Sector – Sectors refer to groups of companies that are classified based on the type of business they are in or the products and services they offer. One of the most common sector classification methodologies is that which is utilized in the Standard & Poor’s 500 Composite Stock® Index (“S&P 500®”). Comparing the relative performance of sectors helps investors see trends developing within the Equity market.

In 2022, we saw some extremes in the relative performance of a few sectors. The total return of the Energy sector in 2022 was 64.17% while the total return of the Consumer Discretionary and Communication Services sectors were -36.27% and -37.63% respectively1. The average total return in 2022 for the remaining sectors was -10.50%. When we look at some of the members of the Energy sector, we see that Exxon Mobile and Chevron make up approximately 42% of the sector, as measured by the ETF XLE on 09/30/20222. Both firms benefited from the higher energy costs throughout the world. The significant members of the Consumer Discretionary sector, Amazon and Tesla, make up approximately 44% of the sector, as measured by the ETF XLY on 09/30/20222. The significant members of the Communication Services sector, Meta and Google, make up approximately 29% of the sector, as measured by the ETF XLC on 9/30/20222. We believe that one of the main reasons for the extremes in relative sector performance in 2022 is attributable to the performance of Value stocks relative to Growth stocks.

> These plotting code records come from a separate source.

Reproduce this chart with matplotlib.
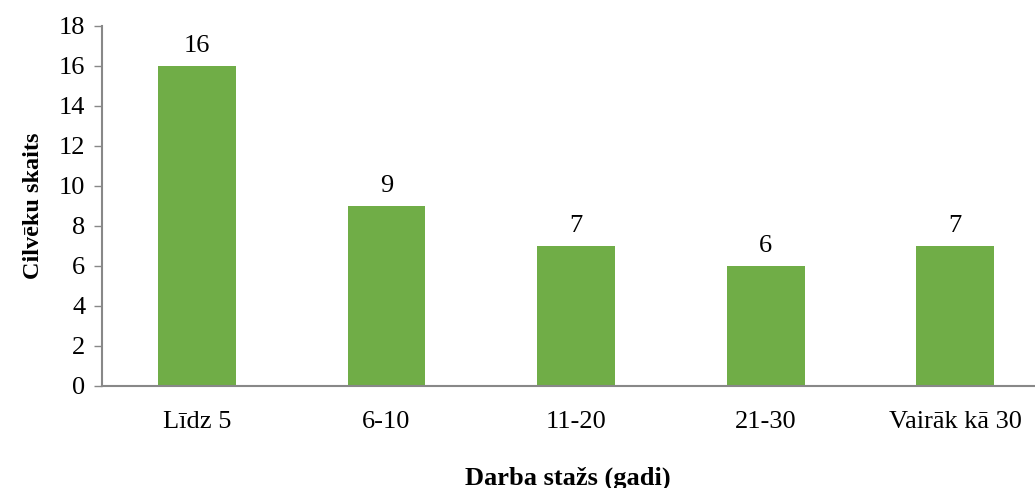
import matplotlib.pyplot as plt

categories = ["Līdz 5", "6-10", "11-20", "21-30", "Vairāk kā 30"]
values = [16, 9, 7, 6, 7]
yticks = [0, 2, 4, 6, 8, 10, 12, 14, 16, 18]

plt.rcParams["font.family"] = ["Liberation Serif", "DejaVu Serif"]

fig = plt.figure(figsize=(10.35, 4.88), dpi=100)
ax = fig.add_axes([102 / 1035, 1 - 386 / 488, (1034 - 102) / 1035, (386 - 26) / 488])

x = range(len(categories))
bars = ax.bar(x, values, width=0.41, color="#70AD47", zorder=2)
for b, v in zip(bars, values):
    ax.text(b.get_x() + b.get_width() / 2, v + 0.45, str(v),
            ha="center", va="bottom", fontsize=19)

ax.set_xlim(-0.5, 4.415)
ax.set_ylim(0, 18)
ax.set_yticks(yticks)
ax.set_xticks(list(x))
ax.set_xticklabels(categories)
ax.tick_params(axis="y", labelsize=19, length=6, width=1, color="#888888", pad=6)
ax.tick_params(axis="x", labelsize=19, length=0, pad=18)

for s in ["top", "right"]:
    ax.spines[s].set_visible(False)
for s in ["left", "bottom"]:
    ax.spines[s].set_color("#888888")
    ax.spines[s].set_linewidth(1.5)

ax.set_ylabel("Cilvēku skaits", fontsize=17.5, fontweight="bold", labelpad=11)
ax.set_xlabel("Darba stažs (gadi)", fontsize=19, fontweight="bold", labelpad=24)

fig.savefig("out.png", dpi=100)
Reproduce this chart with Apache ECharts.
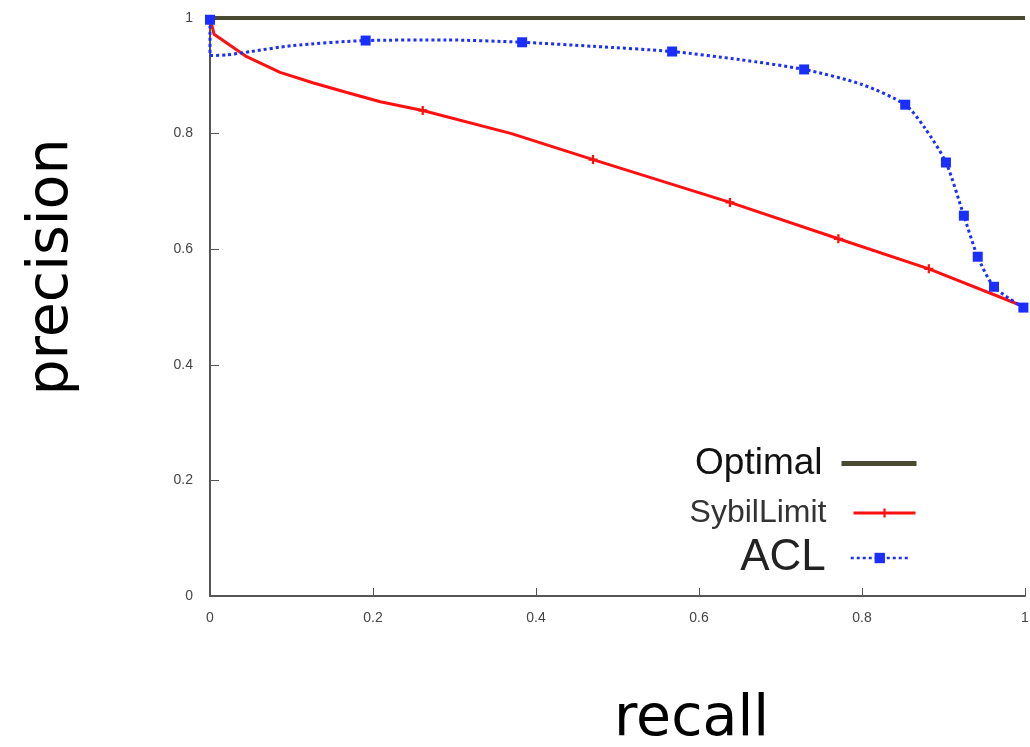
<!DOCTYPE html>
<html>
<head>
<meta charset="utf-8">
<script src="https://cdn.jsdelivr.net/npm/echarts@6/dist/echarts.min.js"></script>
<style>
  html, body { margin: 0; padding: 0; background: #fff; }
  #chart { width: 1030px; height: 747px; }
</style>
</head>
<body>
<div id="chart"></div>
<script>
// recall / precision values
const optimalX = [0, 1];
const optimalY = [1, 1];

const sybilX = [0, 0.005, 0.045, 0.086, 0.126, 0.168, 0.209, 0.261, 0.37, 0.47, 0.638, 0.771, 0.882, 1.0];
const sybilY = [1.0, 0.972, 0.933, 0.906, 0.888, 0.871, 0.855, 0.84, 0.80, 0.755, 0.681, 0.618, 0.566, 0.5];
const sybilMarks = [7, 9, 10, 11, 12];

const aclX = [0, 0, 0.02, 0.05, 0.10, 0.191, 0.29, 0.383, 0.47, 0.567, 0.65, 0.729, 0.80, 0.853, 0.877, 0.903, 0.925, 0.942, 0.962, 0.998];
const aclY = [0.997, 0.935, 0.936, 0.942, 0.952, 0.961, 0.962, 0.958, 0.951, 0.942, 0.928, 0.911, 0.885, 0.850, 0.810, 0.750, 0.658, 0.587, 0.535, 0.499];
const aclMarks = [0, 5, 7, 9, 11, 13, 15, 16, 17, 18, 19];

// points not in the marks list are drawn without a symbol
function points(xs, ys, marks) {
  return xs.map((x, i) => marks && !marks.includes(i)
    ? { value: [x, ys[i]], symbol: 'none' }
    : [x, ys[i]]);
}

const plusIcon = 'path://M-1,-4h2v3h3v2h-3v3h-2v-3h-3v-2h3z';

const chart = echarts.init(document.getElementById('chart'));
chart.setOption({
  animation: false,
  grid: { left: 210, right: 5, top: 18, bottom: 151, outerBoundsMode: 'none' },
  legend: [
    {
      data: ['Optimal'], orient: 'vertical', align: 'right',
      right: 106, top: 440, itemWidth: 75, itemHeight: 14,
      itemStyle: { opacity: 0 },
      lineStyle: { width: 5 },
      textStyle: { fontSize: 37, color: '#111', fontFamily: 'Liberation Sans', padding: [0, 14, 0, 0] }
    },
    {
      data: ['SybilLimit'], orient: 'vertical', align: 'right',
      right: 108, top: 492, itemWidth: 62, itemHeight: 11,
      lineStyle: { width: 3 },
      textStyle: { fontSize: 32, color: '#333', fontFamily: 'Liberation Sans', padding: [0, 22, 0, 0] }
    },
    {
      data: ['ACL'], orient: 'vertical', align: 'right',
      right: 115, top: 531, itemWidth: 58, itemHeight: 13,
      lineStyle: { width: 2.5 },
      textStyle: { fontSize: 44, color: '#222', fontFamily: 'Liberation Sans', padding: [0, 20, 0, 0] }
    }
  ],
  xAxis: {
    type: 'value', min: 0, max: 1, interval: 0.2,
    name: 'recall', nameLocation: 'middle', nameGap: 96,
    nameTextStyle: { fontSize: 57, color: '#000', fontFamily: 'DejaVu Sans', padding: [0, 0, 0, 148] },
    axisLine: { lineStyle: { color: '#555', width: 2 } },
    axisTick: { inside: true, length: 8, lineStyle: { color: '#555' } },
    axisLabel: { color: '#444', fontSize: 14, fontFamily: 'Liberation Sans', margin: 15 },
    splitLine: { show: false }
  },
  yAxis: {
    type: 'value', min: 0, max: 1, interval: 0.2,
    name: 'precision', nameLocation: 'middle', nameGap: 129, nameRotate: 90,
    nameTextStyle: { fontSize: 57, color: '#000', fontFamily: 'DejaVu Sans', padding: [0, 0, 0, 80] },
    axisLine: { show: true, lineStyle: { color: '#555', width: 2 } },
    axisTick: { show: true, inside: true, length: 9, lineStyle: { color: '#555' } },
    axisLabel: { color: '#444', fontSize: 14, fontFamily: 'Liberation Sans', margin: 17 },
    splitLine: { show: false }
  },
  series: [
    {
      name: 'Optimal', type: 'line', data: points(optimalX, optimalY),
      symbol: 'none', clip: false,
      lineStyle: { color: '#4a4a33', width: 4 },
      itemStyle: { color: '#4a4a33' }
    },
    {
      name: 'SybilLimit', type: 'line', data: points(sybilX, sybilY, sybilMarks),
      symbol: plusIcon, symbolSize: 9, showAllSymbol: true,
      lineStyle: { color: '#ff1010', width: 3 },
      itemStyle: { color: '#ff1010' }
    },
    {
      name: 'ACL', type: 'line', data: points(aclX, aclY, aclMarks),
      smooth: 0.25,
      symbol: 'rect', symbolSize: 10, showAllSymbol: true,
      lineStyle: { color: '#1a2eff', width: 3, type: [3, 3] },
      itemStyle: { color: '#1a2eff' }
    }
  ]
});
</script>
</body>
</html>
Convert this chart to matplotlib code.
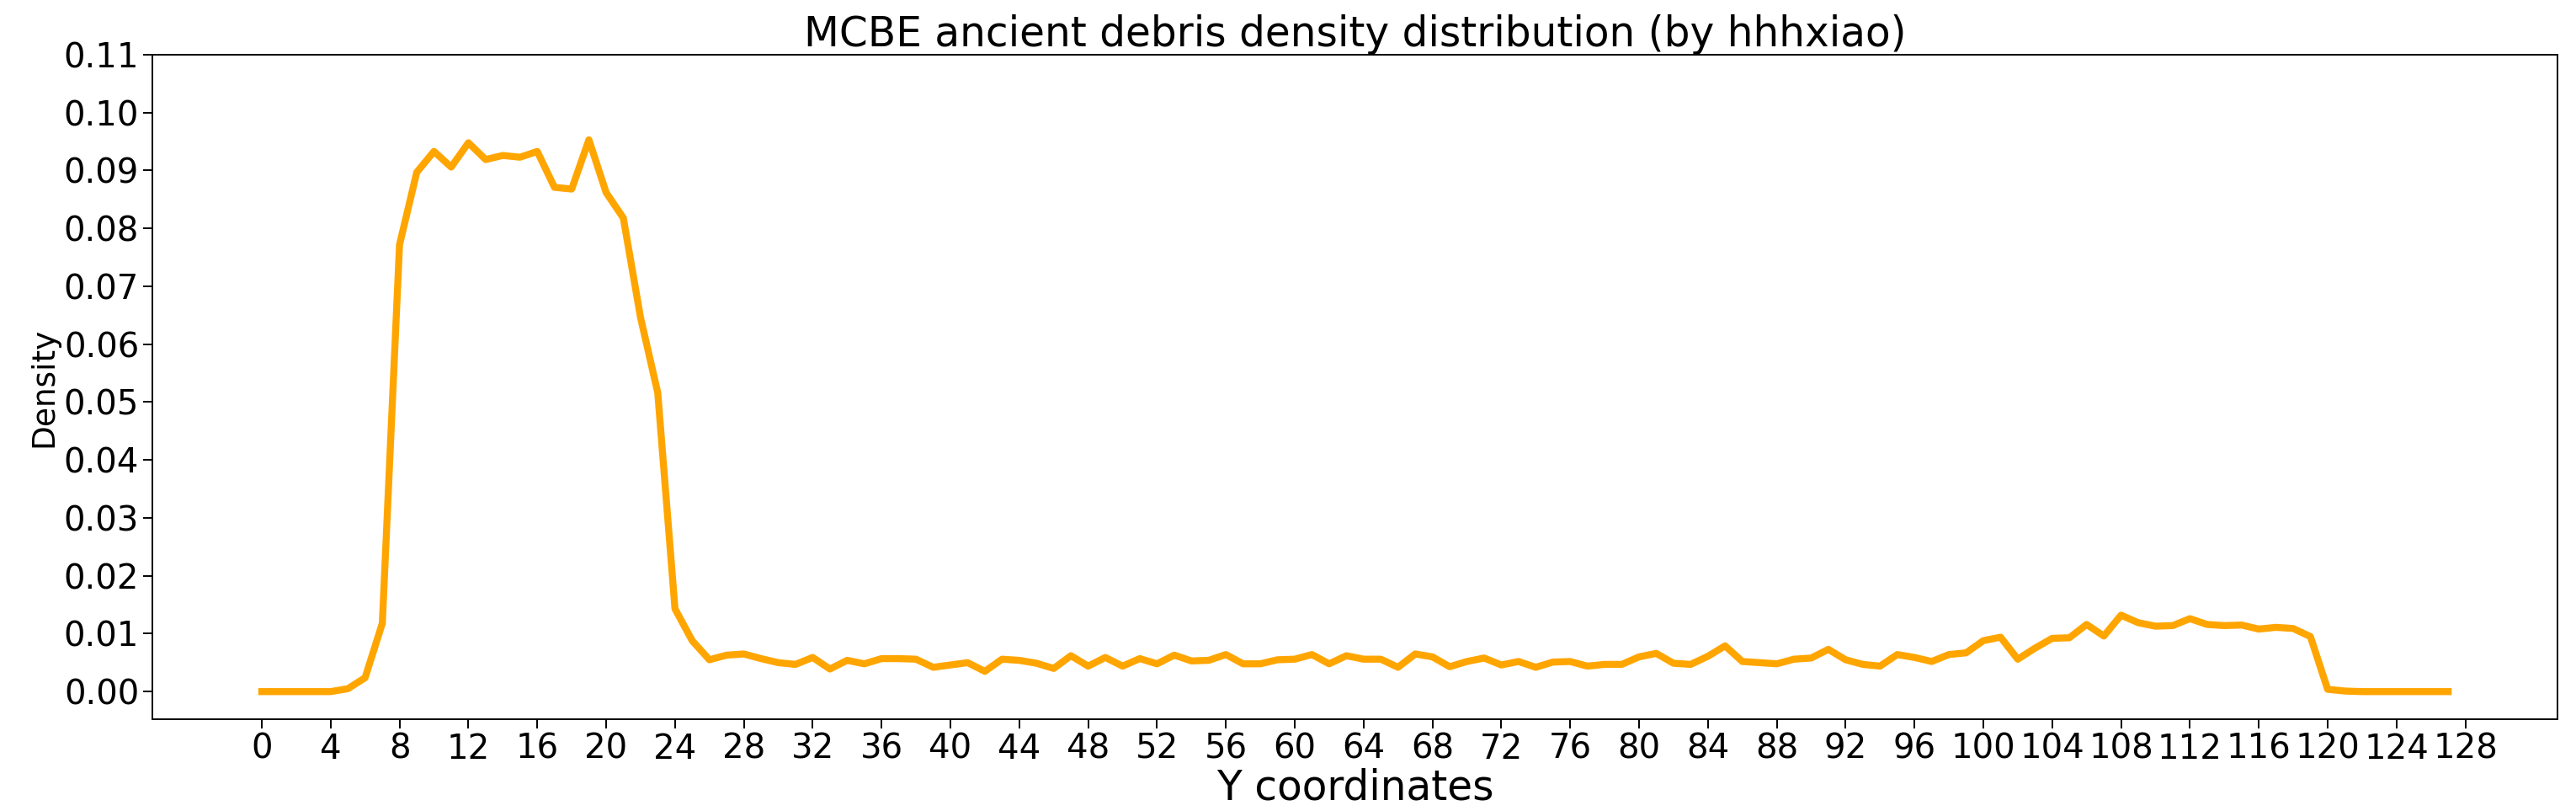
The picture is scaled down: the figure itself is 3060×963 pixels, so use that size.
import numpy as np
import matplotlib
matplotlib.use('Agg')
import matplotlib.pyplot as plt

# Y levels 0..127
y_levels = list(range(128))

# density per Y level
density = [
    0.0, 0.0, 0.0, 0.0, 0.0, 0.0005, 0.0024, 0.0118, 0.0772, 0.0897,
    0.0933, 0.0906, 0.0948, 0.0919, 0.0926, 0.0923, 0.0933, 0.0871, 0.0868, 0.0953,
    0.0862, 0.0818, 0.0646, 0.0516, 0.0143, 0.0088, 0.0055, 0.0063, 0.0065, 0.0057,
    0.0050, 0.0047, 0.0059, 0.0039, 0.0054, 0.0048, 0.0057, 0.0057, 0.0056, 0.0042,
    0.0046, 0.0050, 0.0035, 0.0056, 0.0054, 0.0049, 0.0040, 0.0062, 0.0044, 0.0059,
    0.0044, 0.0057, 0.0048, 0.0063, 0.0053, 0.0054, 0.0064, 0.0048, 0.0048, 0.0055,
    0.0056, 0.0064, 0.0048, 0.0062, 0.0056, 0.0056, 0.0042, 0.0065, 0.0060, 0.0043,
    0.0052, 0.0058, 0.0046, 0.0052, 0.0042, 0.0051, 0.0052, 0.0044, 0.0047, 0.0047,
    0.0060, 0.0066, 0.0049, 0.0047, 0.0061, 0.0079, 0.0052, 0.0050, 0.0048, 0.0056,
    0.0058, 0.0073, 0.0055, 0.0047, 0.0044, 0.0064, 0.0059, 0.0052, 0.0064, 0.0067,
    0.0088, 0.0094, 0.0056, 0.0075, 0.0092, 0.0093, 0.0116, 0.0096, 0.0132, 0.0119,
    0.0113, 0.0114, 0.0126, 0.0116, 0.0114, 0.0115, 0.0108, 0.0111, 0.0109, 0.0095,
    0.0004, 0.0001, 0.0, 0.0, 0.0, 0.0, 0.0, 0.0,
]

fig = plt.figure(figsize=(30.6, 9.63), dpi=100)
ax = fig.add_axes([0.0592, 0.1132, 0.9336, 0.8193])

ax.plot(y_levels, density, color='orange', linewidth=6)

ax.set_xticks(range(0, 129, 4))
ax.set_yticks(np.arange(0, 0.111, 0.01))
ax.set_ylim(top=0.11)
ax.tick_params(labelsize=29, length=8, width=1.4)
for s in ax.spines.values():
    s.set_linewidth(1.4)

ax.set_title('MCBE ancient debris density distribution (by hhhxiao)', fontsize=35)
ax.set_xlabel('Y coordinates', fontsize=35, labelpad=1)
ax.set_ylabel('Density', fontsize=27)

fig.savefig('out.png', dpi=100)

Value vs Growth – Value stocks are investments that investors believe are underpriced relative to their future growth and pay higher dividends. Growth stocks are investments that investors believe deserve a high price for their current earnings as investors expect the investments to have above-average growth in the future and pay low to no dividends. In 2022, S&P 500 Value stocks significantly outperformed S&P 500 Growth stocks. Value stocks, as measured by our holding VTV, had a total return of -2.07% in 20221. Growth stocks, as measured by our holding VUG, had a total return of -33.15% in 20221. Growth stocks, like META (-64.22%), Amazon (-49.62%), and Tesla (-65.03%), struggled in 2022 as the general rise in interest rates reduced the fair value of their expected growth in future cash flows1. Value stocks, like Exxon Mobile (80.26%) and Chevron (58.48%), performed better than Growth stocks as their fair value was not as dependent on their expected growth in future cash flows1. While we do not expect interest rates to rise in 2023 at the same rate that they rose in 2022, we do expect Value stocks to outperform Growth stocks in 2023. The Equity investments in our models are built to benefit from the expected outperformance of Value stocks since our models have more Value exposure relative to Growth exposure.

While forecasting the future is not an exact science, we do believe that considering a range of factors helps give us a sense of how we can best be prepared. In 2023 we will continue to diversify portfolios and focus on fewer, smarter decisions.